4

I am building a little script to update application files on a raspberry pi.

It will do the following:

  1. Download a zip file of the application files
  2. Unzip them
  3. Copy each one to the right place and make it executable etc as needed.

The problem i'm having is that one of the files is updatescript.sh.

I've read that it is dangerous to update / change a bash script while it is executing. See Edit shell script while it's running

Is there a good way to achieve what I'm trying to do?

user230910
  • 2,353
  • 2
  • 28
  • 50
  • 1
    Copy yourself script to /tmp, rerun yourself from /tmp, then do the work. – KamilCuk Jan 09 '19 at 00:32
  • But ... if as step 1 i copy myself to /tmp, then i rerun from /tmp, i'll overwrite myself.. *my brain hurts* – user230910 Jan 09 '19 at 00:35
  • Overwriting yourself is fine, as long as it's a different inode with the same filename. The only thing that's unsafe is *changing the file in-place*. – Charles Duffy Jan 09 '19 at 01:02
  • 1
    You should consider packaging your files, and installing + updating your package instead of doing this – midor Jan 09 '19 at 01:08
  • 1
    Very much that (which is to say, what @midor said). Proper package management gives you uninstalls, signature validation, verification support, and lots of other goodies. And it also prevents the user from needing to trust that you know what you're doing with respect to the security aspects of building the update infrastructure, which are nontrivial and important. – Charles Duffy Jan 09 '19 at 01:28
  • 3
    Proper package management also means that the mechanisms a user uses to control the rest of their software installation (ensuring that test and production environments match, auditing which software is installed where, etc etc) works consistently for everything installed.
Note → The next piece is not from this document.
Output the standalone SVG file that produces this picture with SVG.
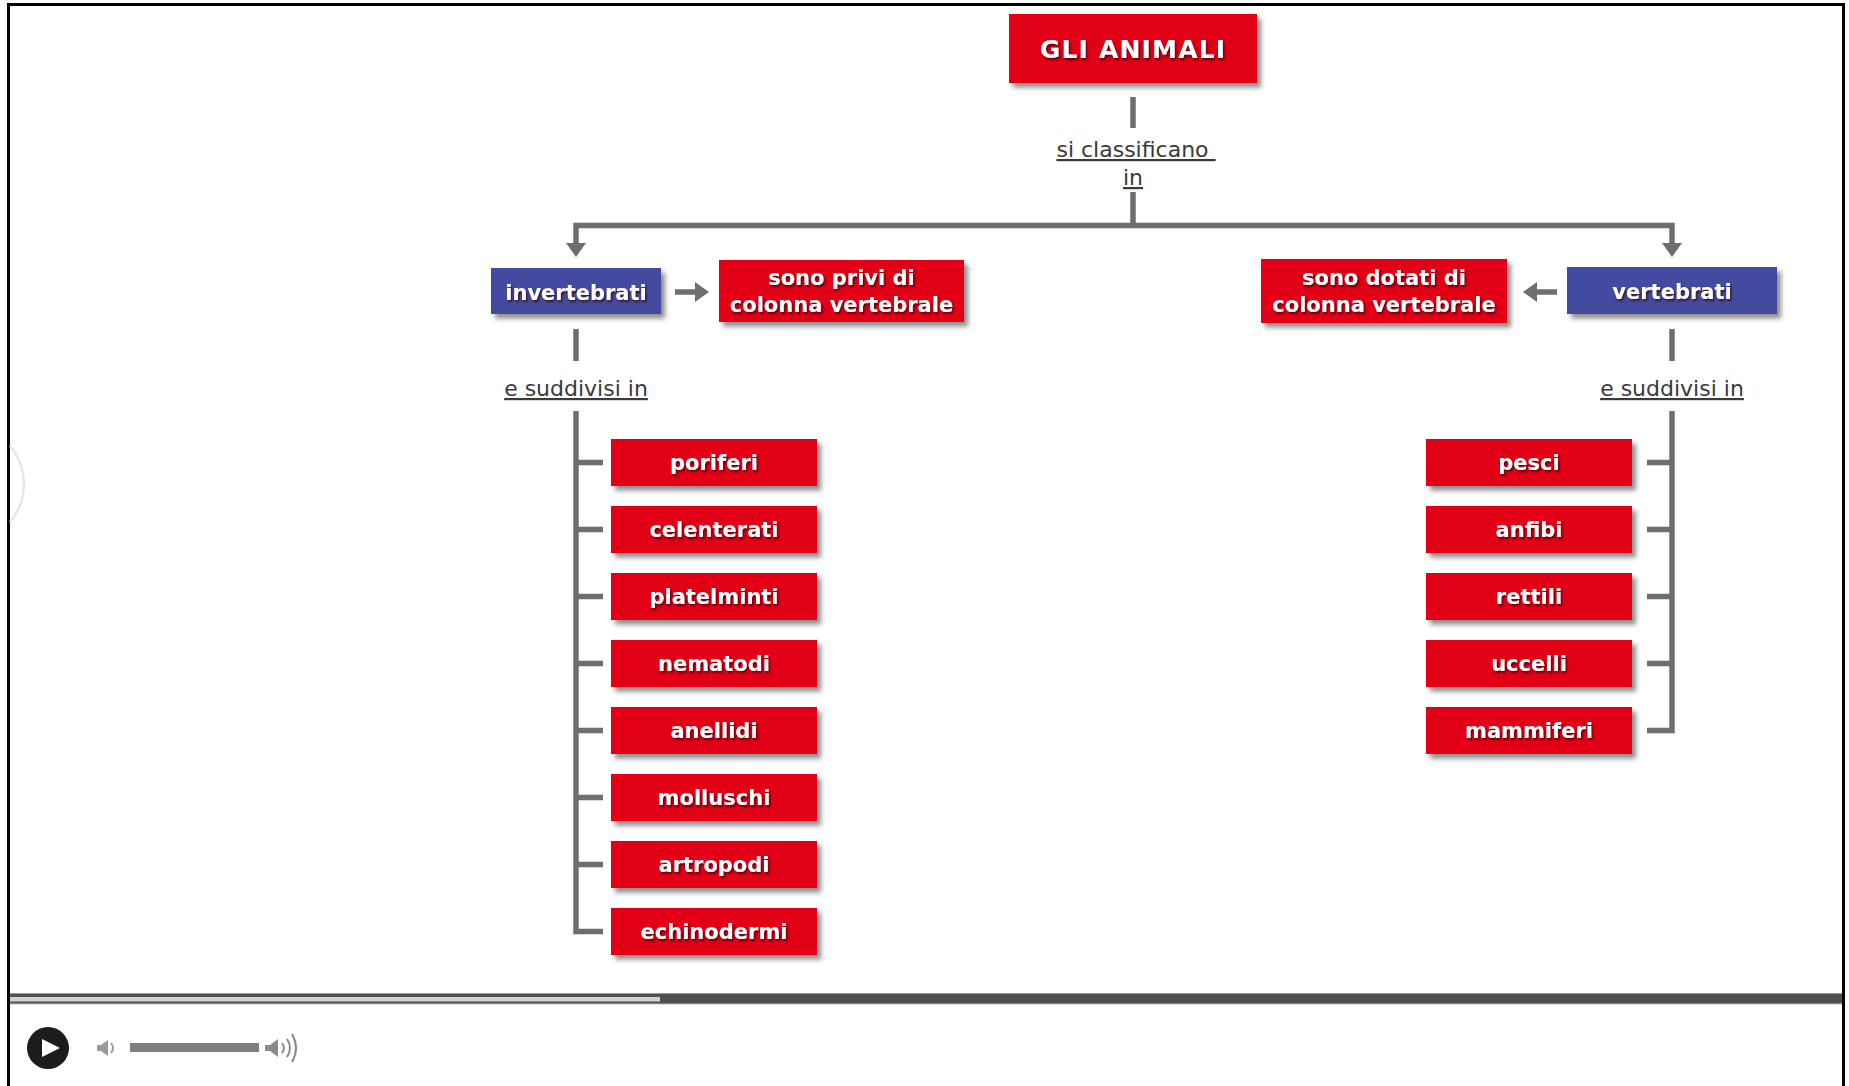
<svg xmlns="http://www.w3.org/2000/svg" width="1849" height="1086" viewBox="0 0 1849 1086">
<style>
.red{fill:#e10016}
.blue{fill:#434c9f}
.box{filter:url(#bs)}
.bt{font-family:"DejaVu Sans",Verdana,sans-serif;font-weight:bold;font-size:21px;fill:#ffffff;text-anchor:middle;filter:url(#ts)}
.lab{font-family:"DejaVu Sans",Verdana,sans-serif;font-size:22px;fill:#3a3a3a;text-anchor:middle;text-decoration:underline;white-space:pre}
.con{fill:none;stroke:#6e6e6e;stroke-width:5.5;stroke-linejoin:miter}
.arr{marker-end:url(#ah)}
</style>
<defs>
<filter id="bs" x="-10%" y="-20%" width="125%" height="150%">
<feDropShadow dx="4" dy="4.5" stdDeviation="2.5" flood-color="#000" flood-opacity="0.45"/>
</filter>
<filter id="ts" x="-10%" y="-30%" width="125%" height="170%">
<feDropShadow dx="1.5" dy="2" stdDeviation="1.2" flood-color="#3a0000" flood-opacity="0.75"/>
</filter>
<marker id="ah" viewBox="0 0 14 20" refX="4" refY="10" markerWidth="14" markerHeight="20" markerUnits="userSpaceOnUse" orient="auto">
<path d="M0,0 L14,10 L0,20 Z" fill="#6e6e6e"/>
</marker>
</defs>
<rect x="0" y="0" width="1849" height="1086" fill="#ffffff"/>
<g id="frame">
<path d="M7,4.5 H1845" stroke="#000" stroke-width="3" fill="none"/>
<path d="M8.5,3 V1086" stroke="#000" stroke-width="3" fill="none"/>
<path d="M1843.5,3 V1086" stroke="#000" stroke-width="3" fill="none"/>
<path d="M10,446 A59,59 0 0 1 10,522" stroke="#e6e6e6" stroke-width="2.5" fill="none"/>
</g>
<g id="connectors">
<path class="con" d="M1133,97 V128"/>
<path class="con" d="M1133,192 V225.5"/>
<path class="con arr" d="M1133,225.5 H576 V247"/>
<path class="con arr" d="M1133,225.5 H1672 V247"/>
<path class="con arr" d="M675,292 H699"/>
<path class="con arr" d="M1557,292 H1533"/>
<path class="con" d="M576,329 V361"/>
<path class="con" d="M1672,329 V361"/>
<path class="con" d="M576,411 V931.5 H603"/>
<path class="con" d="M576,462.5 H603 M576,529.5 H603 M576,596.5 H603 M576,663.5 H603 M576,730.5 H603 M576,797.5 H603 M576,864.5 H603"/>
<path class="con" d="M1672,411 V730.5 H1647"/>
<path class="con" d="M1672,462.5 H1647 M1672,529.5 H1647 M1672,596.5 H1647 M1672,663.5 H1647"/>
</g>
<g id="labels">
<text class="lab" x="1136" y="157" xml:space="preserve">si classificano </text>
<text class="lab" x="1133" y="185">in</text>
<text class="lab" x="576" y="396">e suddivisi in</text>
<text class="lab" x="1672" y="396">e suddivisi in</text>
</g>
<g id="gli-animali">
<rect class="red box" x="1009" y="14" width="248" height="69"/>
<text class="bt" x="1133" y="58" style="font-size:25px;letter-spacing:1.2px">GLI ANIMALI</text>
</g>
<g id="invertebrati">
<rect class="blue box" x="491" y="268" width="170" height="46"/>
<text class="bt" x="576" y="300">invertebrati</text>
</g>
<g id="privi">
<rect class="red box" x="719" y="260" width="245" height="62"/>
<text class="bt" x="841.5" y="285">sono privi di</text>
<text class="bt" x="841.5" y="312">colonna vertebrale</text>
</g>
<g id="vertebrati">
<rect class="blue box" x="1567" y="267" width="210" height="47"/>
<text class="bt" x="1672" y="299">vertebrati</text>
</g>
<g id="dotati">
<rect class="red box" x="1261" y="259" width="246" height="64"/>
<text class="bt" x="1384" y="285">sono dotati di</text>
<text class="bt" x="1384" y="312">colonna vertebrale</text>
</g>
<g id="poriferi"><rect class="red box" x="611" y="439" width="206" height="47"/><text class="bt" x="714" y="470">poriferi</text></g>
<g id="celenterati"><rect class="red box" x="611" y="506" width="206" height="47"/><text class="bt" x="714" y="537">celenterati</text></g>
<g id="platelminti"><rect class="red box" x="611" y="573" width="206" height="47"/><text class="bt" x="714" y="604">platelminti</text></g>
<g id="nematodi"><rect class="red box" x="611" y="640" width="206" height="47"/><text class="bt" x="714" y="671">nematodi</text></g>
<g id="anellidi"><rect class="red box" x="611" y="707" width="206" height="47"/><text class="bt" x="714" y="738">anellidi</text></g>
<g id="molluschi"><rect class="red box" x="611" y="774" width="206" height="47"/><text class="bt" x="714" y="805">molluschi</text></g>
<g id="artropodi"><rect class="red box" x="611" y="841" width="206" height="47"/><text class="bt" x="714" y="872">artropodi</text></g>
<g id="echinodermi"><rect class="red box" x="611" y="908" width="206" height="47"/><text class="bt" x="714" y="939">echinodermi</text></g>
<g id="pesci"><rect class="red box" x="1426" y="439" width="206" height="47"/><text class="bt" x="1529" y="470">pesci</text></g>
<g id="anfibi"><rect class="red box" x="1426" y="506" width="206" height="47"/><text class="bt" x="1529" y="537">anfibi</text></g>
<g id="rettili"><rect class="red box" x="1426" y="573" width="206" height="47"/><text class="bt" x="1529" y="604">rettili</text></g>
<g id="uccelli"><rect class="red box" x="1426" y="640" width="206" height="47"/><text class="bt" x="1529" y="671">uccelli</text></g>
<g id="mammiferi"><rect class="red box" x="1426" y="707" width="206" height="47"/><text class="bt" x="1529" y="738">mammiferi</text></g>
<g id="player">
<rect x="10" y="993" width="1832" height="11" fill="#505050"/>
<rect x="10" y="993" width="1832" height="1" fill="#9a9a9a"/>
<rect x="10" y="1003.5" width="1832" height="1" fill="#bdbdbd"/>
<rect x="10" y="997" width="650" height="4.5" fill="#d2d2d2"/>
<circle cx="48" cy="1048" r="21" fill="#1c1c1f"/>
<path d="M42,1039 L60,1048 L42,1057 Z" fill="#ffffff"/>
<path d="M97,1045 H101 L108,1040 V1056 L101,1051 H97 Z" fill="#9a9a9a"/>
<path d="M111,1043 Q115,1048 111,1053" stroke="#9a9a9a" stroke-width="2" fill="none"/>
<rect x="130" y="1043" width="129" height="9" fill="#7f7f7f"/>
<path d="M265,1045 H270 L278,1039 V1057 L270,1051 H265 Z" fill="#8a8a8a"/>
<path d="M282,1043 Q286,1048 282,1053" stroke="#8a8a8a" stroke-width="2" fill="none"/>
<path d="M287,1039 Q293,1048 287,1057" stroke="#8a8a8a" stroke-width="2" fill="none"/>
<path d="M292,1034 Q300,1048 292,1062" stroke="#8a8a8a" stroke-width="2" fill="none"/>
</g>
</svg>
As soon as you roll your own, you're breaking compatibility with tools that depend on standardized mechanisms, breaking customers who have their regular update mechanisms customized to work with their network security mechanisms, etc etc etc. – Charles Duffy Jan 09 '19 at 01:29
  • 2
    ...so, you might want to offer the option of an out-of-band auto-update mechanism for customers who don't have it together enough to be managing things themselves, but if you make that the *only* way to install your software without an opt-out mechanism or means of generating a standalone package, you'll see some of your more sophisticated users giving you the side-eye or avoiding you outright. – Charles Duffy Jan 09 '19 at 01:31
  • 1
    Thanks for the perspective @CharlesDuffy ! It makes complete sense, and, is a more sustainable approach. – user230910 Jan 09 '19 at 01:57
  • 1
    Even, if you need an out-of-band update it is probably better to base it on a package, because most packages will make it easy to update the right locations (e.g. BSD or arch packages are typically just a tar-archive that is untared to / with proper internal structure). I think @CharlesDuffy should make an answer out of his comments, and that should be the accepted answer. If you are running this anywhere in prod, using the script is just irresponsible, but if it is private use, and you don't download the script you should be good, and it may be easier for you to maintain. – midor Jan 09 '19 at 12:43
  • 1
    @midor, ...an argument against, and I *do* understand it, being that if you have users on N different architectures, supporting every single package manager that exists out there is unpleasant. Personally, I'm using Nix for new projects (a package manager used natively in its own NixOS, but which can be deployed on other Unixlikes as well, either by an unprivileged user for a home-directory installation or installed globally); effectively models software builds as Merkle trees by hashes of dependencies/build steps/etc, which a lot of very nice characteristics fall out of. – Charles Duffy Jan 09 '19 at 12:58
  • 1
    (If you're using a hash of "do we have a version built with build steps having ${this hash}, with dependency X having ${this hash} and dependency Y having ${this hash}" to lookup your binary downloads or store your builds, that makes it very easy to keep your binaries distinct from each other, ensure that rebuilds against new chains happen if-and-only-if needed... and don't leak anything about customer configurations when a binary lookup request is a cache miss, because all it sent over-the-wire was a sha256). – Charles Duffy Jan 09 '19 at 13:04
  • 1
    You are essentially resorting to a platform-independent package manager, because you know how painful not having a package manager is. If you need to support multiple platforms not using a package manager is even worse, because random updates to your dependencies break you, and you can go figure from the user reports what went wrong, and still can't prevent it from happening. The only legitimate use is personal use, everything else is effectively tech debt that will haunt you later on, because dependencies break. – midor Jan 09 '19 at 14:24
  • 1
    Agreed wholeheartedly. Nix is only useful because there's nixpkgs, a huge library of descriptions of how to build various potential dependencies (so one can ensure, on any platform, that one's dependencies are locally installed and built in a consistent way); it's absolutely a package manager, and I'd never think of doing serious work without one (without moving to a completely different paradigm, such as distributing complete, immutable, read-only system images -- look at the ChromeOS model, or casync/desync in combination with mkosi, or the like). – Charles Duffy Jan 09 '19 at 14:40
  • 1
    Wow, what a useful and informative discussion! I'm learning a LOT from you guys, thanks! :) – user230910 Jan 09 '19 at 21:47

2 Answers2

7

What you've read is badly overblown.

It's completely safe to overwrite a shell script in-place by mving a different file over it. When you do this, the old file handle is still valid, referring to the original unmodified file contents. What you can't safely do is edit the existing file in-place.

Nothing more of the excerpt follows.